No vaccine currently exists for cytomegalovirus, or CMV, one of the most common causes for disability in children.

Illustrated by Abby Adamski.

Abby Adamski

Illustrated by Abby Adamski.

Natalie Cierzan

A University of Minnesota researcher was awarded a $3.9 million grant earlier this month to continue his research on a herpes virus and possibly develop a vaccine.

Cytomegalovirus, or CMV, is a type of herpes virus that affects both adults and children. It is one of the most common reasons for disabilities in children, with close to 40,000 infants in the U.S. born with CMV each year, researchers said. 

Mark Schleiss, a University professor in the Department of Pediatrics and primary recipient of the grant, has worked on CMV research for almost 30 years. Part of his interest came from his personal experiences with family members affected by CMV.

“I know how difficult it is for families, how important it is to do new research to try to improve the outcomes of pregnancies and children,” he said.

CMV commonly affects children while they’re still in the womb, Schleiss said. 

“Most children are actually born and appear to be normal and healthy,” he said. “I often talk about CMV being like Zika without the mosquito.” 

The most common symptom is deafness, but others include seizures, developmental delay and cerebral palsy, Schleiss said. 

“You aren’t going to get it riding the Green Line,” Schleiss said about contracting CMV. Contraction requires close personal contact, like sexual intercourse or saliva exchange.

Schleiss said that young women who have children can get CMV from their toddlers in daycare. One of the most common ways infants can contract the virus is from breastfeeding, he said. 

“In the U.S., it’s almost embarrassingly not known by women who are considering having kids,” said Craig Bierle, a key collaborator to the research and an assistant professor in the Department of Pediatrics. 

Newborn babies are screened for a wide variety of rare diseases that happen on a smaller scale than CMV, but testing for CMV is not routinely done.

“We can potentially screen women for CMV. Women and children are at greatest risk when they contract the virus first time at pregnancy,” Bierle said.

Education and screening is more common and extensive in Europe, he said. 

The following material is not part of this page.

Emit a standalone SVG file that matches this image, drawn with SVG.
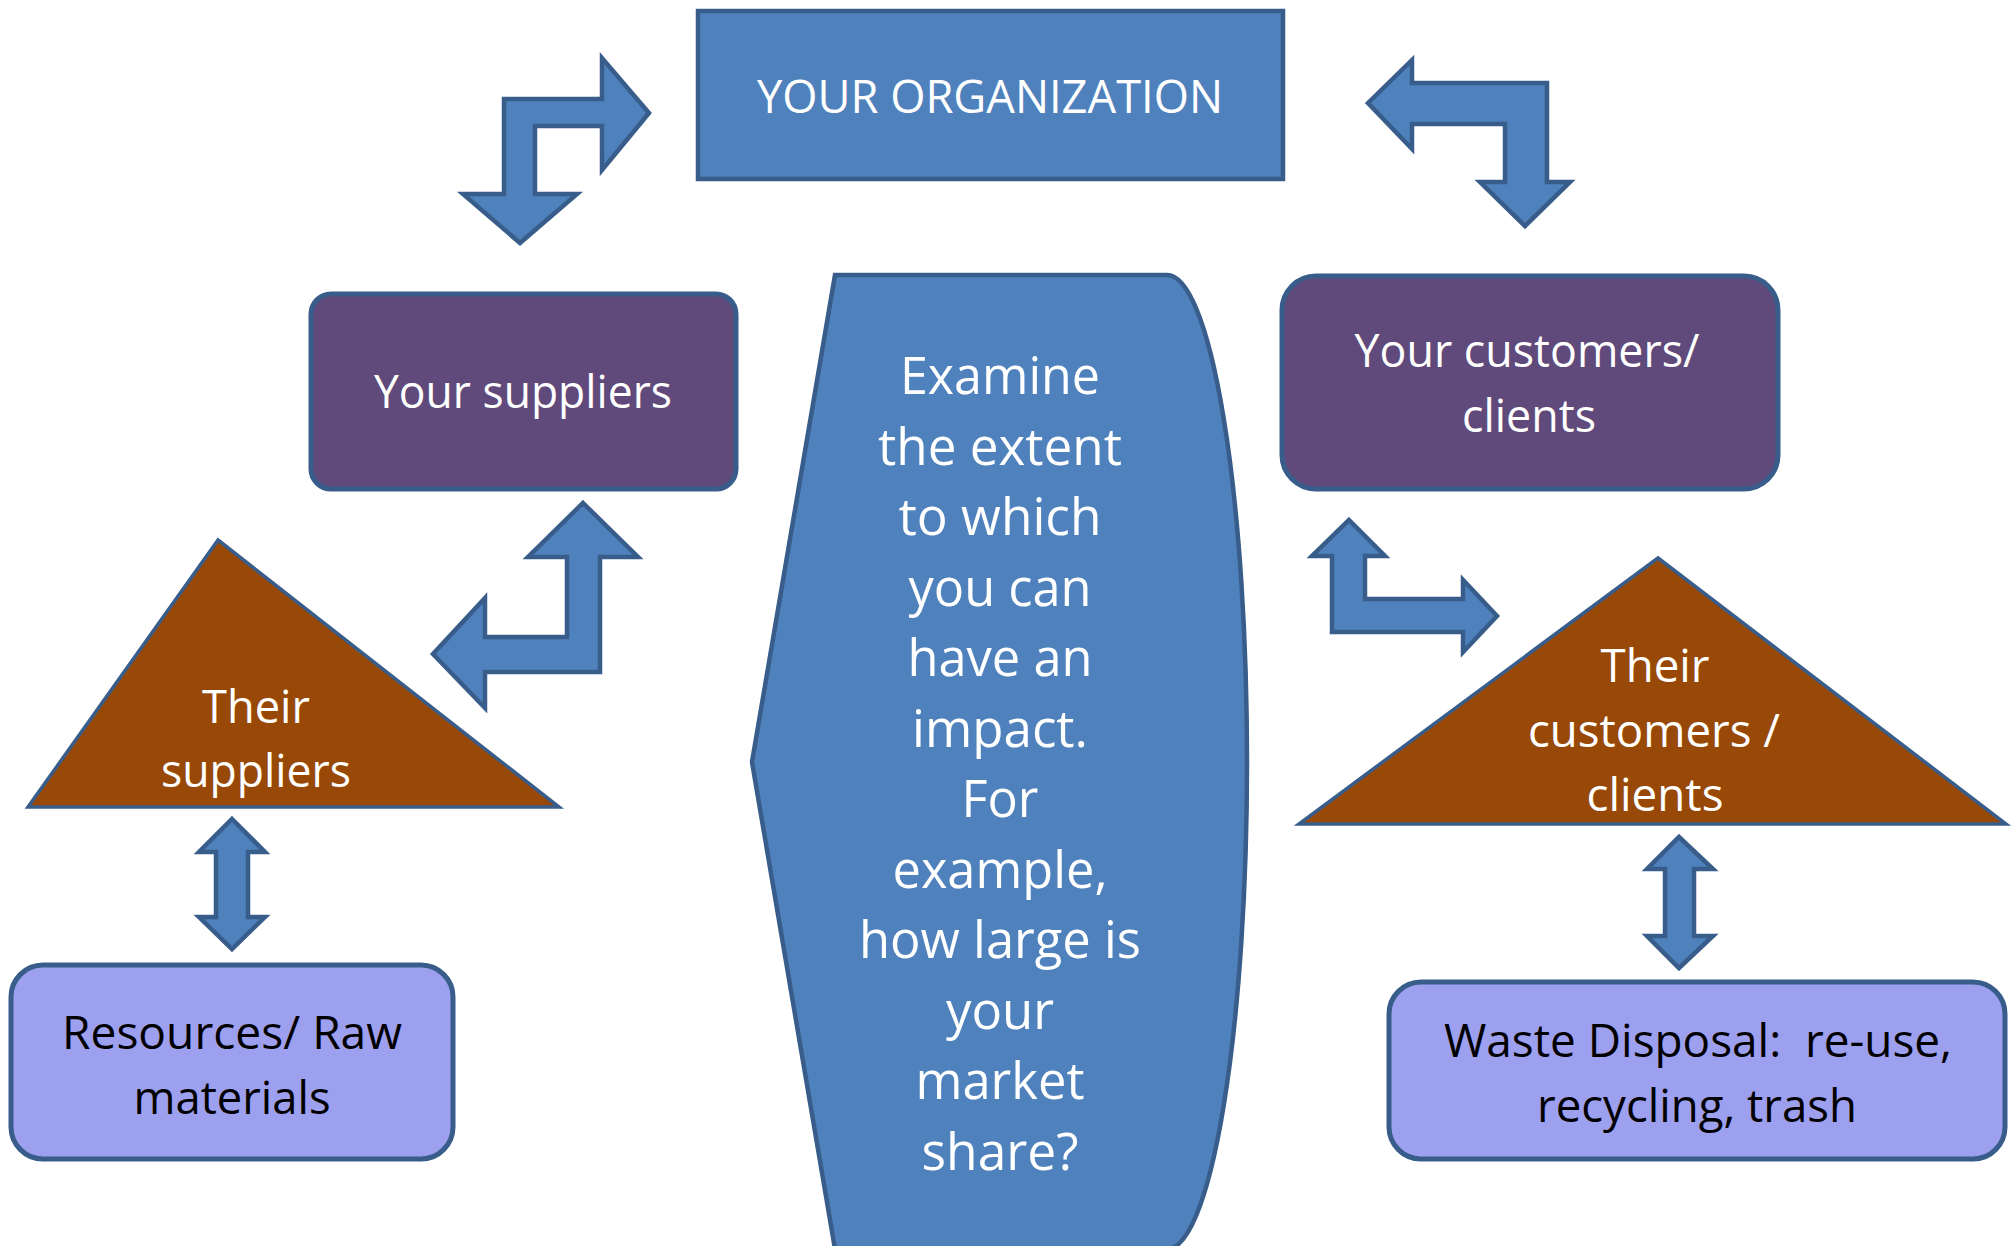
<svg xmlns="http://www.w3.org/2000/svg" width="2015" height="1246" viewBox="0 0 2015 1246">
<style>
.blue{fill:#4F81BD;stroke:#385D8A;stroke-width:4.5}
.purple{fill:#604A7B;stroke:#385D8A;stroke-width:5}
.lilac{fill:#9D9FEF;stroke:#385D8A;stroke-width:5}
.brown{fill:#984807;stroke:#385D8A;stroke-width:3.5}
.arrow{fill:#4F81BD;stroke:#385D8A;stroke-width:4.5;stroke-linejoin:miter}
text{font-family:"Open Sans","Liberation Sans",sans-serif;font-size:46px;text-anchor:middle;fill:#FFFFFF}
.big{font-size:51px}
.dark{fill:#000000}
.pre{white-space:pre}
</style>
<rect width="2015" height="1246" fill="#FFFFFF"/>
<g id="connectors">
<polygon class="arrow" points="520,243 577,194 535,194 535,126 602,126 602,170 649,113 602,58 602,99 504,99 504,194 463,194"/>
<polygon class="arrow" points="1368,103 1412,60 1412,83 1547,83 1547,182 1570,182 1525,226 1480,182 1505,182 1505,124 1412,124 1412,149"/>
<polygon class="arrow" points="583,503 638,557 600,557 600,672 485,672 485,708 433,654 485,598 485,637 567,637 567,557 528,557"/>
<polygon class="arrow" points="1349,520 1385,556 1365,556 1365,599 1463,599 1463,580 1497,616 1463,652 1463,632 1332,632 1332,556 1312,556"/>
<polygon class="arrow" points="232,819 265,852 248,852 248,917 265,917 232,949 199,917 216,917 216,852 199,852"/>
<polygon class="arrow" points="1679,837 1713,869 1694,869 1694,936 1713,936 1679,968 1647,936 1665,936 1665,869 1647,869"/>
</g>
<g id="org">
<rect class="blue" x="698" y="11" width="585" height="168"/>
<text x="990" y="113" textLength="466" lengthAdjust="spacingAndGlyphs">YOUR ORGANIZATION</text>
</g>
<g id="center">
<path class="blue" d="M752,762 L835,275 L1167,275 A80,487 0 0 1 1167,1249 L835,1249 Z"/>
<text class="big" x="1000" y="394" textLength="200" lengthAdjust="spacingAndGlyphs">Examine</text>
<text class="big" x="1000" y="464.5" textLength="244" lengthAdjust="spacingAndGlyphs">the extent</text>
<text class="big" x="1000" y="535" textLength="203" lengthAdjust="spacingAndGlyphs">to which</text>
<text class="big" x="1000" y="605.5" textLength="183" lengthAdjust="spacingAndGlyphs">you can</text>
<text class="big" x="1000" y="676" textLength="185" lengthAdjust="spacingAndGlyphs">have an</text>
<text class="big" x="1000" y="746.5" textLength="176" lengthAdjust="spacingAndGlyphs">impact.</text>
<text class="big" x="1000" y="817" textLength="77" lengthAdjust="spacingAndGlyphs">For</text>
<text class="big" x="1000" y="887.5" textLength="215" lengthAdjust="spacingAndGlyphs">example,</text>
<text class="big" x="1000" y="958" textLength="282" lengthAdjust="spacingAndGlyphs">how large is</text>
<text class="big" x="1000" y="1028.5" textLength="108" lengthAdjust="spacingAndGlyphs">your</text>
<text class="big" x="1000" y="1099" textLength="169" lengthAdjust="spacingAndGlyphs">market</text>
<text class="big" x="1000" y="1169.5" textLength="157" lengthAdjust="spacingAndGlyphs">share?</text>
</g>
<g id="suppliers">
<rect class="purple" x="311" y="294" width="425" height="195" rx="20"/>
<text x="523" y="408" textLength="298" lengthAdjust="spacingAndGlyphs">Your suppliers</text>
</g>
<g id="customers">
<rect class="purple" x="1282" y="276" width="496" height="213" rx="34"/>
<text x="1527" y="367" textLength="345" lengthAdjust="spacingAndGlyphs">Your customers/</text>
<text x="1529" y="432" textLength="134" lengthAdjust="spacingAndGlyphs">clients</text>
</g>
<g id="their-suppliers">
<polygon class="brown" points="218,540 559,807 28,807"/>
<text x="256" y="723" textLength="108" lengthAdjust="spacingAndGlyphs">Their</text>
<text x="256" y="787" textLength="190" lengthAdjust="spacingAndGlyphs">suppliers</text>
</g>
<g id="their-customers">
<polygon class="brown" points="1658,558 2006,824 1299,824"/>
<text x="1655" y="682" textLength="109" lengthAdjust="spacingAndGlyphs">Their</text>
<text x="1654" y="747" textLength="252" lengthAdjust="spacingAndGlyphs">customers /</text>
<text x="1655" y="811" textLength="137" lengthAdjust="spacingAndGlyphs">clients</text>
</g>
<g id="resources">
<rect class="lilac" x="11" y="965" width="442" height="194" rx="32"/>
<text class="dark" x="232" y="1049" textLength="340" lengthAdjust="spacingAndGlyphs">Resources/ Raw</text>
<text class="dark" x="232" y="1114" textLength="197" lengthAdjust="spacingAndGlyphs">materials</text>
</g>
<g id="waste">
<rect class="lilac" x="1389" y="982" width="616" height="177" rx="32"/>
<text class="dark pre" xml:space="preserve" x="1698" y="1057" textLength="508" lengthAdjust="spacingAndGlyphs">Waste Disposal:  re-use,</text>
<text class="dark" x="1697" y="1122" textLength="320" lengthAdjust="spacingAndGlyphs">recycling, trash</text>
</g>
</svg>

“That’s in part because there’s not a lot you can potentially do to prevent CMV right now, because there isn’t a vaccine,” Bierle said.

CMV is a complicated virus that rejects the immune system’s response, he said. Many potential vaccines have failed to get past additional trials. 

With the grant money, they will be able to work on creating a vaccine, Schleiss said. The researchers will use guinea pigs because their reproductive systems are similar to humans.

Joseph Neglia, a professor and head of the pediatrics department, said the vaccine would be like a live virus, but without the capability of creating the virus in the child. 

As a doctor who works with child cancer patients who have weak immune systems, this was an important feature of the vaccine, Neglia said.

“CMV is kind of the forgotten viral infection in many people,” he said. “From a pediatric standpoint, this is potentially one of these real steps forward in medicine that you put on the timeline.”

Correction: A previous version of this article misspelled Craig Bierle’s name.